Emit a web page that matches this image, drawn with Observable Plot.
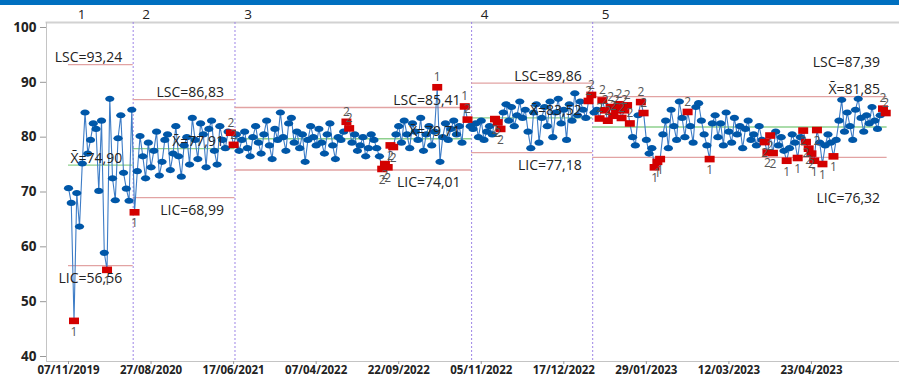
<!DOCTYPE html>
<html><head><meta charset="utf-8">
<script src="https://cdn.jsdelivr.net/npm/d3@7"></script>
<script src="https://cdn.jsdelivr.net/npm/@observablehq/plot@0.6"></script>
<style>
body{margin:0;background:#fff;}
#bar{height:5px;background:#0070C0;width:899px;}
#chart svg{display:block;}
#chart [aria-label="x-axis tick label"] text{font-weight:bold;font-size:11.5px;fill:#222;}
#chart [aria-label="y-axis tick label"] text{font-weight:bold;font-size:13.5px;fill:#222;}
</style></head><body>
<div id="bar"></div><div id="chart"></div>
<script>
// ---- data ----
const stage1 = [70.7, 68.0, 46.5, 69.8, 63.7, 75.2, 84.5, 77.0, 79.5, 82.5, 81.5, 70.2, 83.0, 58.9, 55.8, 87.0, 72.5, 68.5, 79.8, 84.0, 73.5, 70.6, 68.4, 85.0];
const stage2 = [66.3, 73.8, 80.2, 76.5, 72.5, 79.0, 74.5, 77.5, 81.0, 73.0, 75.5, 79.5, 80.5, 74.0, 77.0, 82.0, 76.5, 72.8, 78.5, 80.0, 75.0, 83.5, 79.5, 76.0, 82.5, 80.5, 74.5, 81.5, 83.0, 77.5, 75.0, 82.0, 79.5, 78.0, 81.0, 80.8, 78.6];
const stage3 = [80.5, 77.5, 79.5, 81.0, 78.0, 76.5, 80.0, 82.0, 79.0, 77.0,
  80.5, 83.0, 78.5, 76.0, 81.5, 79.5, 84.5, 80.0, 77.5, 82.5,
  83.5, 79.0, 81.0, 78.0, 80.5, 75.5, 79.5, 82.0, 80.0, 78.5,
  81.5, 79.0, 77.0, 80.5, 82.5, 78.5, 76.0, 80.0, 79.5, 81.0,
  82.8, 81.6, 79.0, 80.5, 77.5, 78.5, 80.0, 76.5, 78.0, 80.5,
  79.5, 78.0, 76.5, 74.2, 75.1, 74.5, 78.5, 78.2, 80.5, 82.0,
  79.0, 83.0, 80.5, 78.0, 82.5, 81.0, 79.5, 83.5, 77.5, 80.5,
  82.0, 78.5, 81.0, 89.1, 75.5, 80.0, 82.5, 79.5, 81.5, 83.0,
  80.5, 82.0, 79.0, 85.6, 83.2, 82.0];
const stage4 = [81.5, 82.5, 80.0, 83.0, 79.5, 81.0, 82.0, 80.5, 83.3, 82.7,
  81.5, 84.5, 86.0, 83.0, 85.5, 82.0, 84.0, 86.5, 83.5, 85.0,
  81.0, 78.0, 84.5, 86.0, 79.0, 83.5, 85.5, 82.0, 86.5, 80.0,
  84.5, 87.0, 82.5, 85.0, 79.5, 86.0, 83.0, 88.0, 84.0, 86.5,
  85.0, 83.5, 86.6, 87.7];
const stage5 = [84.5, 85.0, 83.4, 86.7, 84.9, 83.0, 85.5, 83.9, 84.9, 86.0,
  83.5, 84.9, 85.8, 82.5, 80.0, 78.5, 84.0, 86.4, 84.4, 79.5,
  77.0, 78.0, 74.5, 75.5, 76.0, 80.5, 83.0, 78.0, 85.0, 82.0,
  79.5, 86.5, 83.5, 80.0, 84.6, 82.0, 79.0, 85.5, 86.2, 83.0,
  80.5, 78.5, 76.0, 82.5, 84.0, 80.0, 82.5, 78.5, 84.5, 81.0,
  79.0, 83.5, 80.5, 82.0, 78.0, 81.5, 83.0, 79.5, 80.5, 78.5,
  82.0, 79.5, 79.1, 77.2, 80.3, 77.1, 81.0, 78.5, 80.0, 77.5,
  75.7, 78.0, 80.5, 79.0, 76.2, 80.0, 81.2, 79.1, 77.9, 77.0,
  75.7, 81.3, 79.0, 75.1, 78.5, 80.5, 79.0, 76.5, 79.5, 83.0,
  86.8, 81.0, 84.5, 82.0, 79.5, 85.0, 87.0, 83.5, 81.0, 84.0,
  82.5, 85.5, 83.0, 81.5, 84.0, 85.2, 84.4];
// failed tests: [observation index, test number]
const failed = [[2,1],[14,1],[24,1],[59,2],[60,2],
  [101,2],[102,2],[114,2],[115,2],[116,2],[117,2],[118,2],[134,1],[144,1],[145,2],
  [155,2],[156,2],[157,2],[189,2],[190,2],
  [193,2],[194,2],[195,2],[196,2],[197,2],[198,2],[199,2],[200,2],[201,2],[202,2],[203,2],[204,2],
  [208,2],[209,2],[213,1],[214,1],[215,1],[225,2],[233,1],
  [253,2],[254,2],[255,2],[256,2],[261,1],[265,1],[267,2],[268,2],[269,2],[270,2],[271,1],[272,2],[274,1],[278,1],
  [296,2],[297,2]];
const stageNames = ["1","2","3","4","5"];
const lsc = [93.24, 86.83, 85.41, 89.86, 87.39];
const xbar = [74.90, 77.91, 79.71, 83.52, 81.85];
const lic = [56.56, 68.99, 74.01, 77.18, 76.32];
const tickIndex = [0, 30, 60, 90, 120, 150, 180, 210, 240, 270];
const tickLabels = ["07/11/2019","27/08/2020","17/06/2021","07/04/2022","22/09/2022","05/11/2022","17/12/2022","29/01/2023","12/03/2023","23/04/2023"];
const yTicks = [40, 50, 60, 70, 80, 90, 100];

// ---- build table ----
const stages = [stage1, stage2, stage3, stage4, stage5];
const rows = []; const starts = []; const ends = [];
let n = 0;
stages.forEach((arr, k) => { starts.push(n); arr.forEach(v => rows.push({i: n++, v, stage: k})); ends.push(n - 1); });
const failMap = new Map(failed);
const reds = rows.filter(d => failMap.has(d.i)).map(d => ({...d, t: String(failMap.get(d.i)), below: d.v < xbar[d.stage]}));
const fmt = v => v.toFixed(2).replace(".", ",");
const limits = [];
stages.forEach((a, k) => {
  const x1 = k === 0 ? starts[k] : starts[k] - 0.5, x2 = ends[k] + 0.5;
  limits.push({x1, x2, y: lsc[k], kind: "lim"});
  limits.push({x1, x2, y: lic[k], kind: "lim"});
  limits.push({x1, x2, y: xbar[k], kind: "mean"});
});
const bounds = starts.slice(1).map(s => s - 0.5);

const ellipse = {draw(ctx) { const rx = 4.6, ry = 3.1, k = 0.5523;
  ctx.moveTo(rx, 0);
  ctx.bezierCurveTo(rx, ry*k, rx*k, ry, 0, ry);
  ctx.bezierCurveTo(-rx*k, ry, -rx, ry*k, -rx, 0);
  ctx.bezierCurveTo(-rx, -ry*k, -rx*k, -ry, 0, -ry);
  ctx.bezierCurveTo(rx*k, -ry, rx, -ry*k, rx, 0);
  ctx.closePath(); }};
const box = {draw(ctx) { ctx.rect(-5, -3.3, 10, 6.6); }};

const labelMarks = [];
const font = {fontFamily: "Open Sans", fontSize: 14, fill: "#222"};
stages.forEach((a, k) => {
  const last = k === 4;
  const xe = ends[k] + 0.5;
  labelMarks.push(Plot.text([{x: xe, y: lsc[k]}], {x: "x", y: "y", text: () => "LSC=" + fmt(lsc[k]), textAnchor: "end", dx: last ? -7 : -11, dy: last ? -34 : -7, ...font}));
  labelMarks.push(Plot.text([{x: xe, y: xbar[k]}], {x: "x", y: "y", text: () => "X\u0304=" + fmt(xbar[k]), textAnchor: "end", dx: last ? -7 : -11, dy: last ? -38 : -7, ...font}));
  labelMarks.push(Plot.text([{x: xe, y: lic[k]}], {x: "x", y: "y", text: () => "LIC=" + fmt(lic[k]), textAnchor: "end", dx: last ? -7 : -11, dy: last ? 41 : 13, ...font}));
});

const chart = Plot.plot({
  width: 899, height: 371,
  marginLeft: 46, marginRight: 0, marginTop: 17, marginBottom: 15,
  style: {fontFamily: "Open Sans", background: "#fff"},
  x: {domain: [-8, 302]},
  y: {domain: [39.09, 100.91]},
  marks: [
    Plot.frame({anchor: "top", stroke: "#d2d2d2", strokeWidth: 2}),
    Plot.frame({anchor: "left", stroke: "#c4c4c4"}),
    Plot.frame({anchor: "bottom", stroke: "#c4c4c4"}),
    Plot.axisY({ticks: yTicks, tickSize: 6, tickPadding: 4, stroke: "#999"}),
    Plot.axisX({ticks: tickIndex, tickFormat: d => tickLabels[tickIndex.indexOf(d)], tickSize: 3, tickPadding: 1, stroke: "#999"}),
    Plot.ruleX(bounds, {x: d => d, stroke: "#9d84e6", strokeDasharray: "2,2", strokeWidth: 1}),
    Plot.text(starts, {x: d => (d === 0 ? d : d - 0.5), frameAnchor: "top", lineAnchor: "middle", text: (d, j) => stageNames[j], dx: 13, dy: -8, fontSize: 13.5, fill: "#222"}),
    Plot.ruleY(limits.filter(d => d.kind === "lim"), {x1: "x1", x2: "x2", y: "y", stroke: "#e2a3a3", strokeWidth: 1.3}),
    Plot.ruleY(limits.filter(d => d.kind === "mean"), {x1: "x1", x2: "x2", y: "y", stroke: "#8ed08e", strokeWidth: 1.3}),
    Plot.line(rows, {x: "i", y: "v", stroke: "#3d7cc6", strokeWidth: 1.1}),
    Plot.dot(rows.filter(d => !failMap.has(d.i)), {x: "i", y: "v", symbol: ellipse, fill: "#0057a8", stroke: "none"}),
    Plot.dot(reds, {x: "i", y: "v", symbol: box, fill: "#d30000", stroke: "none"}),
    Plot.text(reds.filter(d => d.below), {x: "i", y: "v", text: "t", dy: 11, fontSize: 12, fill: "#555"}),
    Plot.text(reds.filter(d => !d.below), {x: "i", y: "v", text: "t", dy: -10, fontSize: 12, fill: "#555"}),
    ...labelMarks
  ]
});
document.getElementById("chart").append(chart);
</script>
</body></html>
----------------
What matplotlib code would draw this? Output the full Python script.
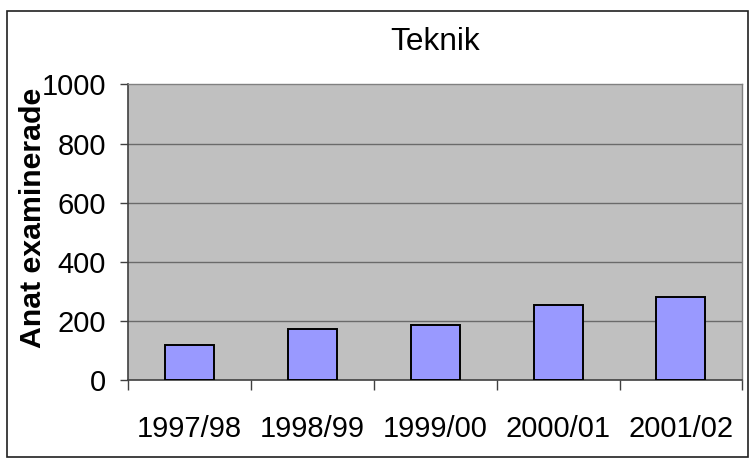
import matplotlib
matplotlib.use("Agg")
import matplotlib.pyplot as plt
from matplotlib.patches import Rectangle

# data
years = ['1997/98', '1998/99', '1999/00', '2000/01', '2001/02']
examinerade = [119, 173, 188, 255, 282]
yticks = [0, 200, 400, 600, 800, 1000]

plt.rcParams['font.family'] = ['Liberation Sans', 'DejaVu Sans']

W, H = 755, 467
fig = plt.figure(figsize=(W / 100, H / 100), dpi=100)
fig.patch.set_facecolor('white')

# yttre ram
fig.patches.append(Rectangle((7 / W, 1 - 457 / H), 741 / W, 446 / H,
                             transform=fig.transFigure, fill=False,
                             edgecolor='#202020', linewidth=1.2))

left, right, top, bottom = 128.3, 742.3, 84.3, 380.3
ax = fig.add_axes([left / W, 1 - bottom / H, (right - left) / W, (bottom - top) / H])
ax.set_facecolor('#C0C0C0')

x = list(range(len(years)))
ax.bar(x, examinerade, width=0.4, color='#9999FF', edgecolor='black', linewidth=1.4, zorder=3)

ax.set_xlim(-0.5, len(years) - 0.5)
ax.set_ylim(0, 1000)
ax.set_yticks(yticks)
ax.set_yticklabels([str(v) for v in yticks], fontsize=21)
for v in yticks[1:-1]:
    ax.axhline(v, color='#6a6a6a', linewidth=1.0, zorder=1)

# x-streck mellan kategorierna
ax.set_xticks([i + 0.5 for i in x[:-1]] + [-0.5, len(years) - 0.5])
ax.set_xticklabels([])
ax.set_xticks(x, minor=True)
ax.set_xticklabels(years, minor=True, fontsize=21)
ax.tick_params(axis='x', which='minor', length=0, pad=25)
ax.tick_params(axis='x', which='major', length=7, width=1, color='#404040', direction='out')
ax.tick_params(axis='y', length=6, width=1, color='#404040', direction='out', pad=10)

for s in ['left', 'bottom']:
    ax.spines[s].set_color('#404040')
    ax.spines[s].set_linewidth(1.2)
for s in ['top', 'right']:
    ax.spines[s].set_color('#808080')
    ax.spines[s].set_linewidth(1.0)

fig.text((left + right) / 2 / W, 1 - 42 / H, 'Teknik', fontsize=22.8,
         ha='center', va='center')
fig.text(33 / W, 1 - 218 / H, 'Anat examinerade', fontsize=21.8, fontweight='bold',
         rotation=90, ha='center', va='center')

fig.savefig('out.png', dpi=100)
----------------
**SHORT EXERCISE:** Quote the lines above exactly, starting with the one that has "What matplotlib code" and ending with the one that has "ax.axhline(v, color='#6a6a6a', linewidth=1.0, zorder=1)"; drop the pictures and include nothing else.

**RESULT OF THE TASK:**
What matplotlib code would draw this? Output the full Python script.
import matplotlib
matplotlib.use("Agg")
import matplotlib.pyplot as plt
from matplotlib.patches import Rectangle

# data
years = ['1997/98', '1998/99', '1999/00', '2000/01', '2001/02']
examinerade = [119, 173, 188, 255, 282]
yticks = [0, 200, 400, 600, 800, 1000]

plt.rcParams['font.family'] = ['Liberation Sans', 'DejaVu Sans']

W, H = 755, 467
fig = plt.figure(figsize=(W / 100, H / 100), dpi=100)
fig.patch.set_facecolor('white')

# yttre ram
fig.patches.append(Rectangle((7 / W, 1 - 457 / H), 741 / W, 446 / H,
                             transform=fig.transFigure, fill=False,
                             edgecolor='#202020', linewidth=1.2))

left, right, top, bottom = 128.3, 742.3, 84.3, 380.3
ax = fig.add_axes([left / W, 1 - bottom / H, (right - left) / W, (bottom - top) / H])
ax.set_facecolor('#C0C0C0')

x = list(range(len(years)))
ax.bar(x, examinerade, width=0.4, color='#9999FF', edgecolor='black', linewidth=1.4, zorder=3)

ax.set_xlim(-0.5, len(years) - 0.5)
ax.set_ylim(0, 1000)
ax.set_yticks(yticks)
ax.set_yticklabels([str(v) for v in yticks], fontsize=21)
for v in yticks[1:-1]:
    ax.axhline(v, color='#6a6a6a', linewidth=1.0, zorder=1)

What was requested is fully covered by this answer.